Citing a report from Bloomberg, industry insiders say Cairo’s LNG import volumes are now expected to exceed earlier targets set through 2028, despite ongoing efforts to expand import infrastructure. These include the installation of new floating regasification terminals and discussions for a long-term LNG supply agreement with Qatar.
The development underscores a worsening energy outlook for the North African nation. Egypt is unlikely to meet its previous target of resuming LNG exports by 2027, a milestone once viewed as pivotal for the country’s economic recovery.
“The LNG shortfall is going to be one of the biggest burdens on Egypt’s current account and dollar liquidity for the foreseeable future,” said Riccardo Fabiani, interim programme director for the Middle East and North Africa at the International Crisis Group, according to the Bloomberg report.
Surge in energy costs strains national budget
Egypt’s petroleum and LNG import bill is forecast to climb sharply from $12.5 billion in 2024 to $20 billion in 2025, placing additional stress on a fragile economic landscape. The significant rise in energy-related expenditure is expected to further widen the current account deficit and complicate foreign currency management.
Egypt, with a population exceeding 110 million, has struggled to balance increasing energy demand—driven by population growth, industrial expansion, and seasonal consumption—with declining production from its aging gas fields.
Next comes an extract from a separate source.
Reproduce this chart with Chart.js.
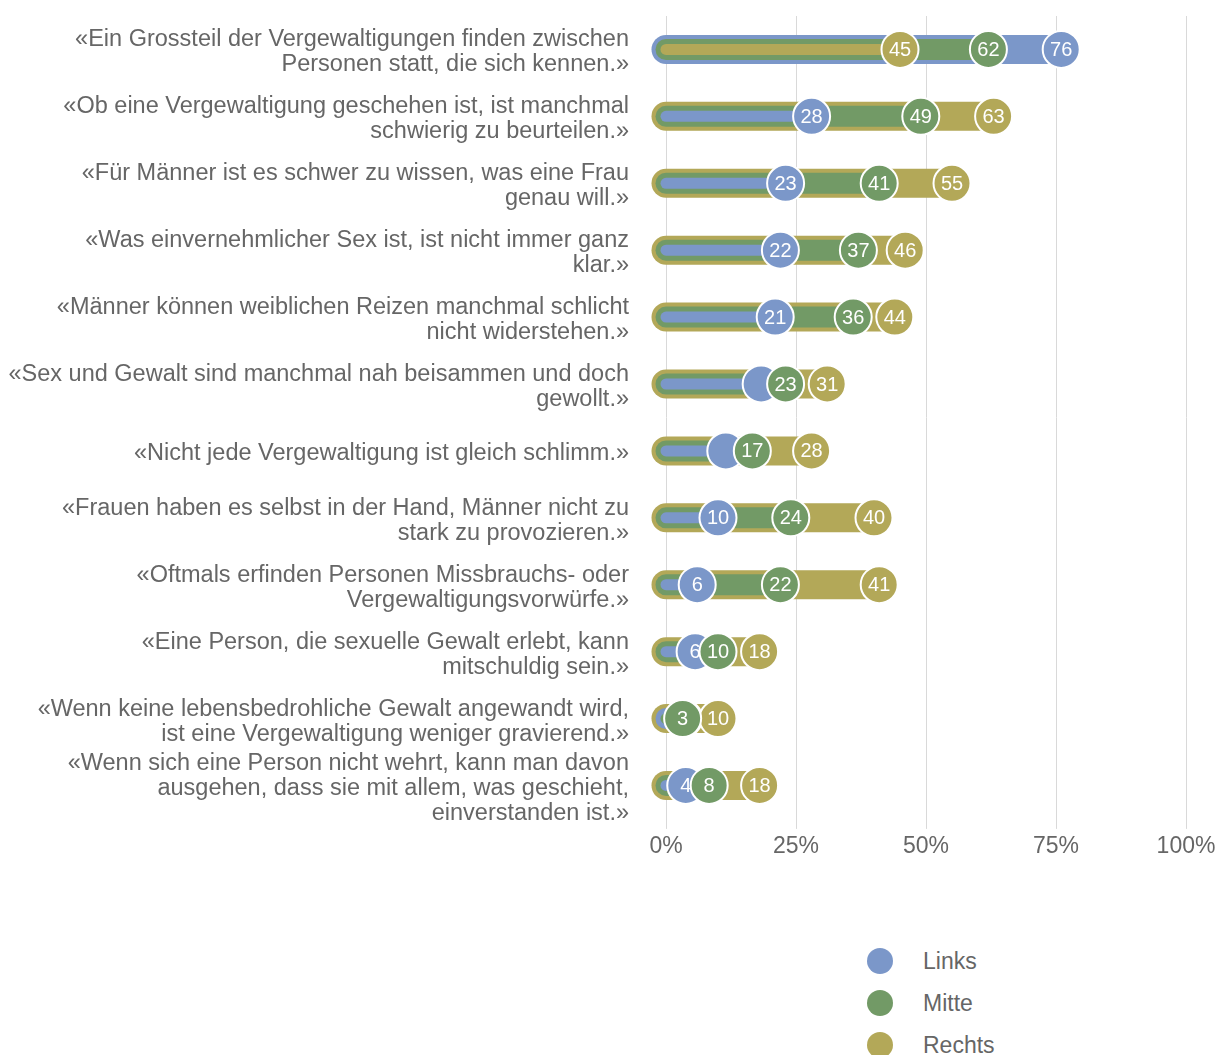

In July, Kufpec Egypt—a subsidiary of Kuwait Foreign Petroleum Exploration Company—and Shell Egypt jointly announced a final investment decision for the development of the Mina West gas field. The project is expected to deliver medium-term gas inflows, though analysts believe it will not suffice to plug the widening supply-demand gap.
The nation’s current proven gas reserves are estimated at 2.2 trillion cubic metres, placing it sixth in the Arab world, trailing only Qatar, Saudi Arabia, the UAE, Algeria, and Iraq, according to data from the Arab Energy Organization.
Cairo seeks foreign investment to reinvigorate sector
In a bid to boost exploration and development, Egypt plans to award new gas contracts to international companies in August as part of its latest upstream licensing round. Industry sources say the round has attracted strong interest from global energy players, with bids spanning a wide geographical range across the Eastern Mediterranean and Western Desert.
While officials remain hopeful that these investments will rejuvenate domestic output, energy experts caution that even best-case scenarios may not prevent a continued reliance on imports for the remainder of the decade.
Additionally, Egypt’s broader energy strategy includes plans to activate its first nuclear power reactor by 2028—a long-anticipated diversification move that aims to ease dependency on fossil fuels.
“This is a critical moment for Egypt to balance immediate energy needs with long-term sustainability,” one Cairo-based energy economist said. “But the path ahead will demand hard fiscal choices and deep sectoral reforms.”